● **INFORMATION SHOWN**
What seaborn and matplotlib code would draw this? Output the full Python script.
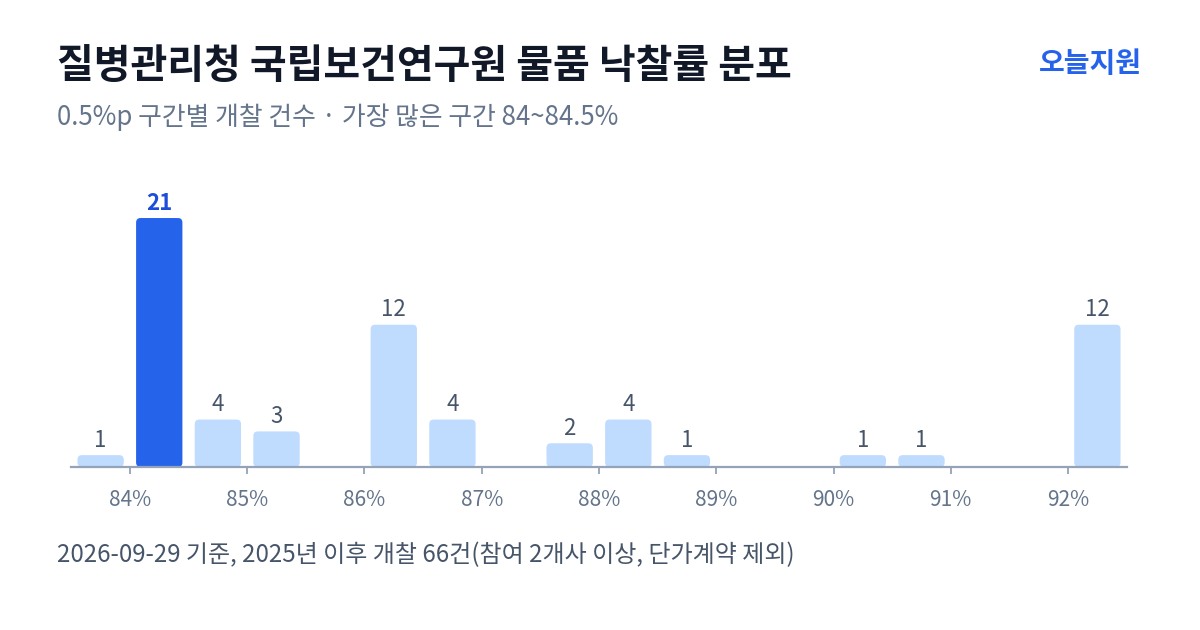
import numpy as np
import pandas as pd
import matplotlib
matplotlib.use("Agg")
import matplotlib.pyplot as plt
from matplotlib.patches import FancyBboxPatch
import seaborn as sns

# ---- data ----
bin_start = [83.5, 84.0, 84.5, 85.0, 86.0, 86.5, 87.5, 88.0, 88.5, 90.0, 90.5, 92.0]
counts = [1, 21, 4, 3, 12, 4, 2, 4, 1, 1, 1, 12]
bin_width = 0.5
tick_values = [84, 85, 86, 87, 88, 89, 90, 91, 92]
tick_labels = ["84%", "85%", "86%", "87%", "88%", "89%", "90%", "91%", "92%"]

title = "질병관리청 국립보건연구원 물품 낙찰률 분포"
subtitle = "0.5%p 구간별 개찰 건수 · 가장 많은 구간 84~84.5%"
brand = "오늘지원"
footer = "2026-09-29 기준, 2025년 이후 개찰 66건(참여 2개사 이상, 단가계약 제외)"

# ---- styling ----
sns.set_theme(style="white")
plt.rcParams["font.family"] = ["Noto Sans CJK KR", "DejaVu Sans"]

HI = "#2563EB"
LO = "#BFDBFE"
AXIS = "#94A3B8"
TICKTXT = "#64748B"
LABEL = "#475569"

df = pd.DataFrame({
    "center": [s + bin_width / 2 for s in bin_start],
    "count": counts,
})
max_c = max(counts)
df["hl"] = ["hi" if c == max_c else "lo" for c in counts]

W, H = 1200, 630
fig = plt.figure(figsize=(W / 100, H / 100), dpi=100)
x0, x1 = 83.5, 92.5
y0, y1 = 0, 25
ax_left_px, ax_right_px = 71.3, 1126.7
base_px, top_px = 467, 170.6
ax = fig.add_axes([ax_left_px / W, (H - base_px) / H,
                   (ax_right_px - ax_left_px) / W, (base_px - top_px) / H])

sns.barplot(data=df, x="center", y="count", hue="hl",
            palette={"hi": HI, "lo": LO}, native_scale=True,
            width=0.79, legend=False, ax=ax, saturation=1)

ax.set_xlim(x0, x1)
ax.set_ylim(y0, y1)

# rounded corners
px_per_x = (ax_right_px - ax_left_px) / (x1 - x0)
px_per_y = (base_px - top_px) / (y1 - y0)
r_px = 4.5
patches = list(ax.patches)
for p in patches:
    bx, by = p.get_x(), p.get_y()
    bw, bh = p.get_width(), p.get_height()
    fc = p.get_facecolor()
    p.remove()
    fb = FancyBboxPatch((bx, by), bw, bh,
                        boxstyle=f"round,pad=0,rounding_size={r_px / px_per_x}",
                        mutation_aspect=px_per_x / px_per_y,
                        facecolor=fc, edgecolor="none", linewidth=0, zorder=2)
    ax.add_patch(fb)

# value labels
for cx, c in zip(df["center"], df["count"]):
    is_hi = c == max_c
    ax.annotate(str(c), (cx, c), xytext=(0, 2.5), textcoords="offset points",
                ha="center", va="bottom", fontsize=16,
                fontweight="bold" if is_hi else "normal",
                color="#1D4ED8" if is_hi else LABEL)

for s in ["top", "right", "left"]:
    ax.spines[s].set_visible(False)
ax.spines["bottom"].set_color(AXIS)
ax.spines["bottom"].set_linewidth(1.6)
ax.spines["bottom"].set_zorder(3)
ax.set_yticks([])
ax.set_xticks(tick_values)
ax.set_xticklabels(tick_labels)
ax.tick_params(axis="x", bottom=True, length=5, width=1.3, color=AXIS,
               labelsize=15, labelcolor=TICKTXT, pad=10.5)
ax.set_xlabel("")
ax.set_ylabel("")
ax.patch.set_alpha(0)

# texts
fig.text(57 / W, 1 - 66 / H, title, fontsize=28.8, fontweight="bold",
         color="#111827", ha="left", va="center")
fig.text(57 / W, 1 - 117.5 / H, subtitle, fontsize=18.6,
         color=TICKTXT, ha="left", va="center")
fig.text(1142 / W, 1 - 64 / H, brand, fontsize=20.2, fontweight="bold",
         color=HI, ha="right", va="center")
fig.text(57 / W, 1 - 555 / H, footer, fontsize=17.3,
         color=LABEL, ha="left", va="center")

fig.savefig("out.png", dpi=100, facecolor="white")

● **WHAT IS REQUIRED**
Retype the data above exactly; pictures are not part of the copy.

● **FINAL RESULT**
What seaborn and matplotlib code would draw this? Output the full Python script.
import numpy as np
import pandas as pd
import matplotlib
matplotlib.use("Agg")
import matplotlib.pyplot as plt
from matplotlib.patches import FancyBboxPatch
import seaborn as sns

# ---- data ----
bin_start = [83.5, 84.0, 84.5, 85.0, 86.0, 86.5, 87.5, 88.0, 88.5, 90.0, 90.5, 92.0]
counts = [1, 21, 4, 3, 12, 4, 2, 4, 1, 1, 1, 12]
bin_width = 0.5
tick_values = [84, 85, 86, 87, 88, 89, 90, 91, 92]
tick_labels = ["84%", "85%", "86%", "87%", "88%", "89%", "90%", "91%", "92%"]

title = "질병관리청 국립보건연구원 물품 낙찰률 분포"
subtitle = "0.5%p 구간별 개찰 건수 · 가장 많은 구간 84~84.5%"
brand = "오늘지원"
footer = "2026-09-29 기준, 2025년 이후 개찰 66건(참여 2개사 이상, 단가계약 제외)"

# ---- styling ----
sns.set_theme(style="white")
plt.rcParams["font.family"] = ["Noto Sans CJK KR", "DejaVu Sans"]

HI = "#2563EB"
LO = "#BFDBFE"
AXIS = "#94A3B8"
TICKTXT = "#64748B"
LABEL = "#475569"

df = pd.DataFrame({
    "center": [s + bin_width / 2 for s in bin_start],
    "count": counts,
})
max_c = max(counts)
df["hl"] = ["hi" if c == max_c else "lo" for c in counts]

W, H = 1200, 630
fig = plt.figure(figsize=(W / 100, H / 100), dpi=100)
x0, x1 = 83.5, 92.5
y0, y1 = 0, 25
ax_left_px, ax_right_px = 71.3, 1126.7
base_px, top_px = 467, 170.6
ax = fig.add_axes([ax_left_px / W, (H - base_px) / H,
                   (ax_right_px - ax_left_px) / W, (base_px - top_px) / H])

sns.barplot(data=df, x="center", y="count", hue="hl",
            palette={"hi": HI, "lo": LO}, native_scale=True,
            width=0.79, legend=False, ax=ax, saturation=1)

ax.set_xlim(x0, x1)
ax.set_ylim(y0, y1)

# rounded corners
px_per_x = (ax_right_px - ax_left_px) / (x1 - x0)
px_per_y = (base_px - top_px) / (y1 - y0)
r_px = 4.5
patches = list(ax.patches)
for p in patches:
    bx, by = p.get_x(), p.get_y()
    bw, bh = p.get_width(), p.get_height()
    fc = p.get_facecolor()
    p.remove()
    fb = FancyBboxPatch((bx, by), bw, bh,
                        boxstyle=f"round,pad=0,rounding_size={r_px / px_per_x}",
                        mutation_aspect=px_per_x / px_per_y,
                        facecolor=fc, edgecolor="none", linewidth=0, zorder=2)
    ax.add_patch(fb)

# value labels
for cx, c in zip(df["center"], df["count"]):
    is_hi = c == max_c
    ax.annotate(str(c), (cx, c), xytext=(0, 2.5), textcoords="offset points",
                ha="center", va="bottom", fontsize=16,
                fontweight="bold" if is_hi else "normal",
                color="#1D4ED8" if is_hi else LABEL)

for s in ["top", "right", "left"]:
    ax.spines[s].set_visible(False)
ax.spines["bottom"].set_color(AXIS)
ax.spines["bottom"].set_linewidth(1.6)
ax.spines["bottom"].set_zorder(3)
ax.set_yticks([])
ax.set_xticks(tick_values)
ax.set_xticklabels(tick_labels)
ax.tick_params(axis="x", bottom=True, length=5, width=1.3, color=AXIS,
               labelsize=15, labelcolor=TICKTXT, pad=10.5)
ax.set_xlabel("")
ax.set_ylabel("")
ax.patch.set_alpha(0)

# texts
fig.text(57 / W, 1 - 66 / H, title, fontsize=28.8, fontweight="bold",
         color="#111827", ha="left", va="center")
fig.text(57 / W, 1 - 117.5 / H, subtitle, fontsize=18.6,
         color=TICKTXT, ha="left", va="center")
fig.text(1142 / W, 1 - 64 / H, brand, fontsize=20.2, fontweight="bold",
         color=HI, ha="right", va="center")
fig.text(57 / W, 1 - 555 / H, footer, fontsize=17.3,
         color=LABEL, ha="left", va="center")

fig.savefig("out.png", dpi=100, facecolor="white")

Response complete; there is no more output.